According to 4.4.x series all are brought up. According to 4.9 and now 4.10 series only one logical core is up. Although kernel knows there are 8, just can't handle the order it seems.
With 4.8 series again, all worked for a while (in the start of the series). Sometime between 4.8 and 4.9 it stopped working.
It is not my machine, and I do not have remote access. Next time I am scheduled to go there and update will be sometime in april. I plan to try: 4.10 last of them, 4.4 last of them and if none of them work I plan to try all kernels since 4.8 until current day to find out at which release the bug appeared (which i assume is git bisecting). But I don't know if the owner will allow me so much time for testing. I can compile the kernels at home and go with them already prepared, but that damn machine take 5 minutes to boot. So 10 kernels equals with 1 hour of downtime. I'll do my best to try as many of them.

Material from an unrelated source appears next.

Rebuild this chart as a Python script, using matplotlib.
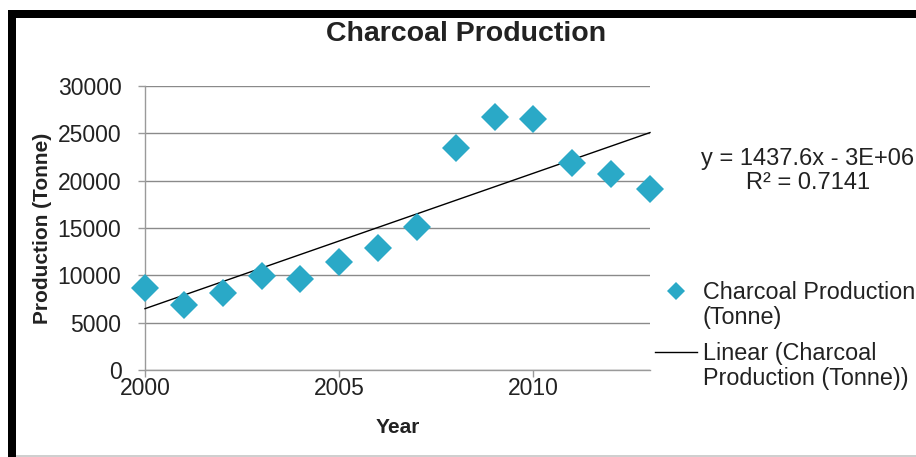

In order to ease your load, currently let's debug on it w/o recompiling the kernel firstly to see if there is any clue, please boot with both 4.9 and 4.4 (bad and good version), and test with:
1. append the following command into grub:
"ftrace=function_graph ftrace_graph_filter=_cpu_up trace_event=cpuhp:cpuhp_exit,cpuhp:cpuhp_multi_enter,cpuhp:cpuhp_enter"
2. boot up the system, and then provide:
cat /sys/kernel/debug/tracing/trace > ~/cpuonline.log
BTW, please also test with minimal drivers load by appending "init=/bin/bash" in the grub.

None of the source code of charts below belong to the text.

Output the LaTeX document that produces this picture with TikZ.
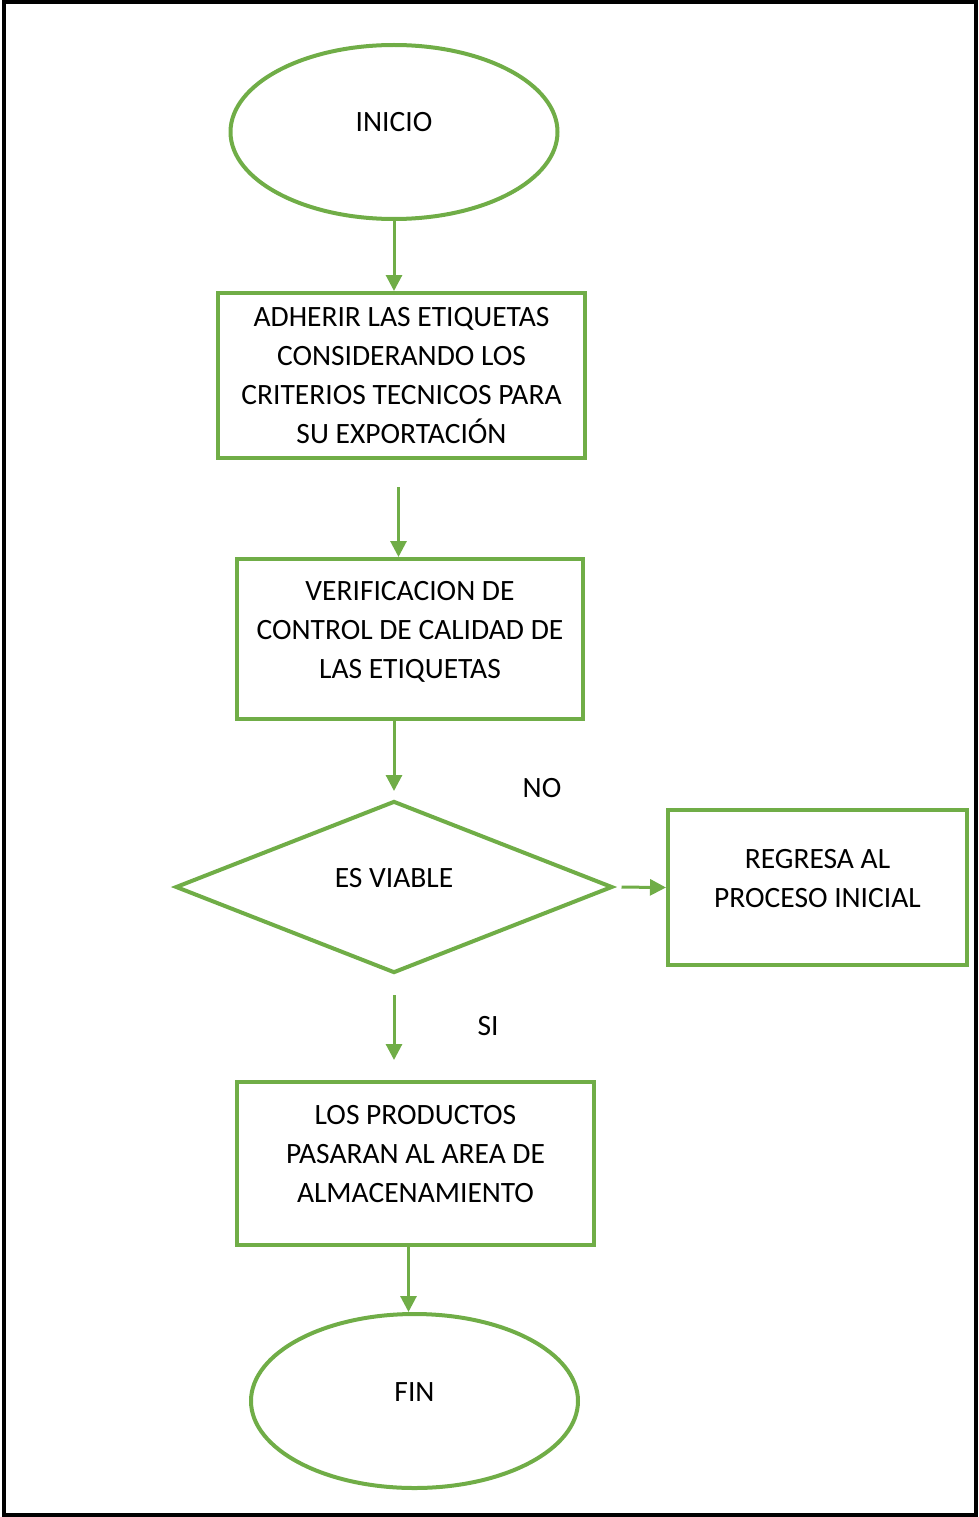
\documentclass[tikz,border=0pt]{standalone}
\usepackage{fontspec}
\setmainfont{Carlito}
\usetikzlibrary{shapes.geometric,arrows.meta}
\definecolor{leafgreen}{HTML}{70AD47}
\begin{document}
\begin{tikzpicture}[x=1pt, y=-1pt,
        font=\fontsize{29.5}{39}\selectfont,
        outline/.style={draw=leafgreen, line width=4pt, inner sep=0pt, align=center},
        terminal/.style={outline, ellipse, minimum width=327pt, minimum height=174pt},
        box/.style={outline, rectangle},
        decision/.style={outline, diamond, minimum width=437pt, minimum height=172pt},
        lifted/.style={text height=#1, text depth=19pt},
        arrow/.style={draw=leafgreen, line width=3pt, -{Triangle[length=16pt, width=16pt]}}
    ]
    \useasboundingbox (0,0) rectangle (978,1517);
    \draw[line width=4pt] (4,2) rectangle (976,1515);

    \node[terminal, lifted=19pt] (inicio) at (394,132) {INICIO};
    \node[box, minimum width=367pt, minimum height=165pt, text height=136pt, text depth=-8pt] (etiquetas) at (401.5,375.5)
        {ADHERIR LAS ETIQUETAS\\CONSIDERANDO LOS\\CRITERIOS TECNICOS PARA\\SU EXPORTACIÓN};
    \node[box, minimum width=346pt, minimum height=160pt, lifted=97pt] (control) at (410,639)
        {VERIFICACION DE\\CONTROL DE CALIDAD DE\\LAS ETIQUETAS};
    \node[decision, lifted=19pt] (viable) at (394,887) {ES VIABLE};
    \node[box, minimum width=299pt, minimum height=155pt, lifted=58pt] (regresa) at (817.5,887.5)
        {REGRESA AL\\PROCESO INICIAL};
    \node[box, minimum width=357pt, minimum height=163pt, lifted=97pt] (almacen) at (415.5,1163.5)
        {LOS PRODUCTOS\\PASARAN AL AREA DE\\ALMACENAMIENTO};
    \node[terminal, lifted=19pt] (fin) at (414.5,1401) {FIN};

    \node (no) at (542,788) {NO};
    \node (si) at (488,1026) {SI};

    \draw[arrow] (inicio.south) -- (inicio.south |- etiquetas.north);
    \draw[arrow, shorten <=27pt] ([xshift=-3pt]etiquetas.south) -- ([xshift=-3pt]etiquetas.south |- control.north);
    \draw[arrow, shorten >=8pt] (viable.north |- control.south) -- (viable.north);
    \draw[arrow, shorten <=7pt] (viable.east) -- (regresa.west);
    \draw[arrow, shorten <=20pt, shorten >=20pt] (viable.south) -- (viable.south |- almacen.north);
    \draw[arrow, shorten <=-4pt] ([xshift=-7pt]almacen.south) -- ([xshift=-7pt]almacen.south |- fin.north);
\end{tikzpicture}
\end{document}
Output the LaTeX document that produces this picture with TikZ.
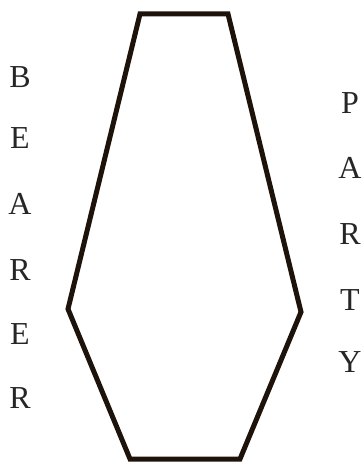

Hello. I'll do my best to run these parameters, and return the log. I expect in the following week or the next. I'll prolly try 4.10.8 and 4.4.59. or whatever is latest at that moment.
Created attachment 255821 [details]
Created attachment 255823 [details]
Created attachment 255825 [details]
Created attachment 255827 [details]
Created attachment 255829 [details]
Created attachment 255831 [details]
HP ProLiant DL360 G6, BIOS P64 08/16/2015
1 CPU X5550
with kernel 4.7.7 it started with 4 cpu cores
with kernel 4.10.8 it started with 1 cpu cores
HP ProLiant DL360 G7, BIOS P68 08/16/2015
2 CPU X5650
with kernel 4.7.7 it started with 24 cpu cores
with kernel 4.10.6 it started with 20 cpu cores
I noticed a suspicious point that there is a bug might be related to this issue, which was introduced in 4.9 and was fixed in 4.11-rc3
the bug was introduced in
Author: Gu Zheng <firstname.lastname@example.org>
Date: Thu Aug 25 16:35:15 2016 +0800
and was fixed in
Author: Dou Liyang <email@example.com>
Date: Fri Mar 3 16:02:25 2017 +0800
Please test the latest upstream kernel(NOT the distribution one):
git clone https://git.kernel.org/pub/scm/linux/kernel/git/torvalds/linux.git
and compile this one.
I'm closing this one as no respond for a while. Please feel free to reopen if Comment 21 doesn't work for you.